The Moody Blues

The Moody Blues-Days Of Future Passed-cover art
The Moody Blues
Days of Future Passed
Deram/UMe
by David Chiu
(Photo of the Moody Blues by By Nationaal Archief, Den Haag, Rijksfotoarchief: Fotocollectie Algemeen Nederlands Fotopersbureau (ANEFO), 1945-1989, via Wikimedia Commons)

The Moody Blues started out in 1964 as a British R&B group and had one big hit in “Go Now,” but subsequent success became hard to come by. With a crucial personnel change that resulted in the addition of Justin Hayward and John Lodge, as well as the use of the Mellotron, the Moodies transformed themselves into a progressive/art rock band with 1967’s Days of Future Passed album, one of rock’s first and finest concept records. With musical accompaniment by the London Festival Orchestra, the album thematically explored the course of a single day from dawn to night (the record company’s original idea was for the band to tackle Dvorak’s Ninth Symphony).
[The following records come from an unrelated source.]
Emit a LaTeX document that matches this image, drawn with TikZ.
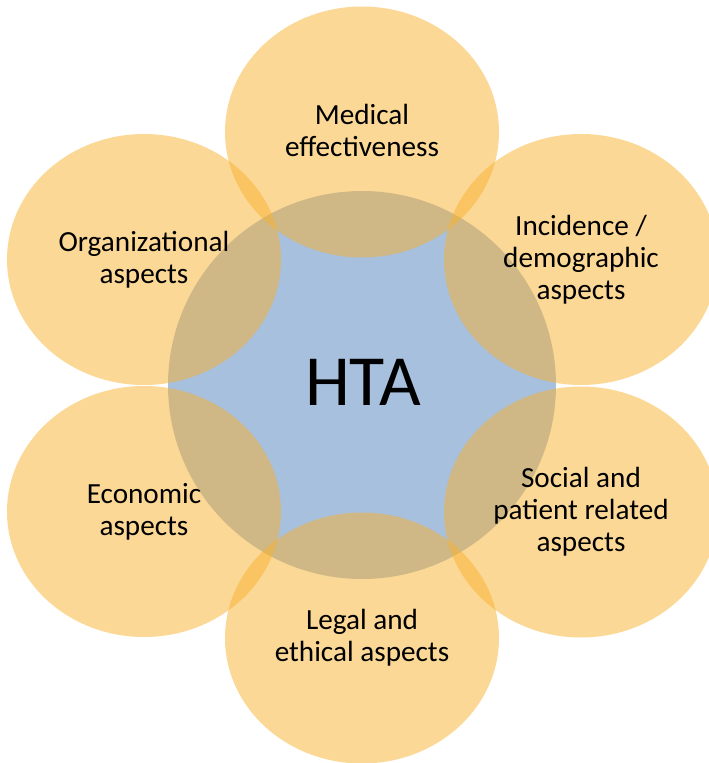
\documentclass[tikz,border=0pt]{standalone}
\usepackage{fontspec}
\setmainfont{Carlito}
\usetikzlibrary{shapes.geometric}
\definecolor{petalfill}{RGB}{247,177,45}
\definecolor{hubfill}{RGB}{79,129,189}
\begin{document}
\begin{tikzpicture}[x=1pt,y=-1pt,
  petal/.style={ellipse, draw=none, fill=petalfill, fill opacity=0.5,
    inner sep=0pt, minimum width=274pt, minimum height=251pt},
  hub/.style={circle, draw=none, fill=hubfill, fill opacity=0.5,
    inner sep=0pt, minimum size=388pt},
  topic/.style={align=center, text=black, text opacity=1, inner sep=0pt,
    font=\fontsize{29.2}{32}\selectfont}]
\useasboundingbox (0,0) rectangle (709,763);
\clip (0,0) rectangle (709,763);
% central circle
\node[hub] (hta) at (362,385) {};
% six surrounding petals
\node[petal] (med) at (362,132) {};
\node[petal] (org) at (144,259.5) {};
\node[petal] (inc) at (581,259.5) {};
\node[petal] (eco) at (144,511.5) {};
\node[petal] (soc) at (581,512) {};
\node[petal] (leg) at (362,638) {};
% labels
\node[text=black, font=\fontsize{72}{86}\selectfont, inner sep=0pt] (htalabel) at (363,382) {HTA};
\node[topic] (medlabel) at ([yshift=2pt]med.center) {Medical\\effectiveness};
\node[topic] (orglabel) at (org.center) {Organizational\\aspects};
\node[topic] (inclabel) at (inc.center) {Incidence /\\demographic\\aspects};
\node[topic] (ecolabel) at (eco.center) {Economic\\aspects};
\node[topic] (soclabel) at (soc.center) {Social and\\patient related\\aspects};
\node[topic] (leglabel) at (leg.center) {Legal and\\ethical aspects};
\end{tikzpicture}
\end{document}
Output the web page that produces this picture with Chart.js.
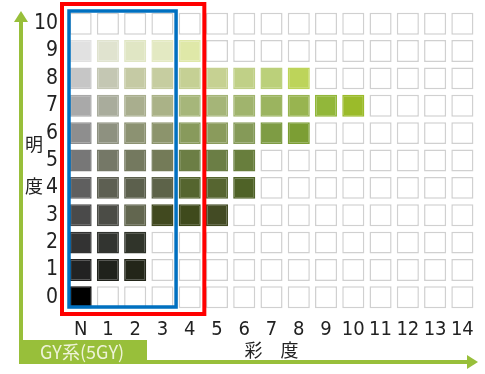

The mood of each track varies from the eloquent and romantic “Dawn Is a Feeling”; to the whimsical “Another Morning”; to the hard-rocking “Peak Hour”; and to the exotic and Middle Eastern-influenced “The Sunset.” But Days of Future Passed‘s biggest and enduring hits continue to be performed this day: the ethereal “Forever Afternoon (Tuesday?)” and the immortal “Nights in White Satin,” the definitive Moody Blues song from what remains the band’s definitive album. This reissue celebrating Days of Future Passed‘s 50th anniversary contains the original and restored 1967 stereo mix that had been previously unreleased in CD–a damage in the original stereo mix resulted in a 1972 stereo version of the record that has been used in subsequent pressings. A keen ear could probably detect some subtle differences between the two versions. In addition, the reissue features bonus tracks from the period, including alternate versions of Days‘ songs and the non-album singles “Fly Me High” and “Love and Beauty” and their respective B-sides—compared to the music on Days of Future Passed, those songs and others sound rather like conventional pop without the progressive rock trappings heard on the album but nevertheless fascinating. Also on the reissue are the band’s appearances for the BBC Radio including performances from some of the tracks off of Days as well as a cover of “Don’t Let Me Be Misunderstood.” A huge breakthrough at the time, Days of Future Passed changed the fortunes for the Moody Blues forever and helped define their sound for the rest of their long career.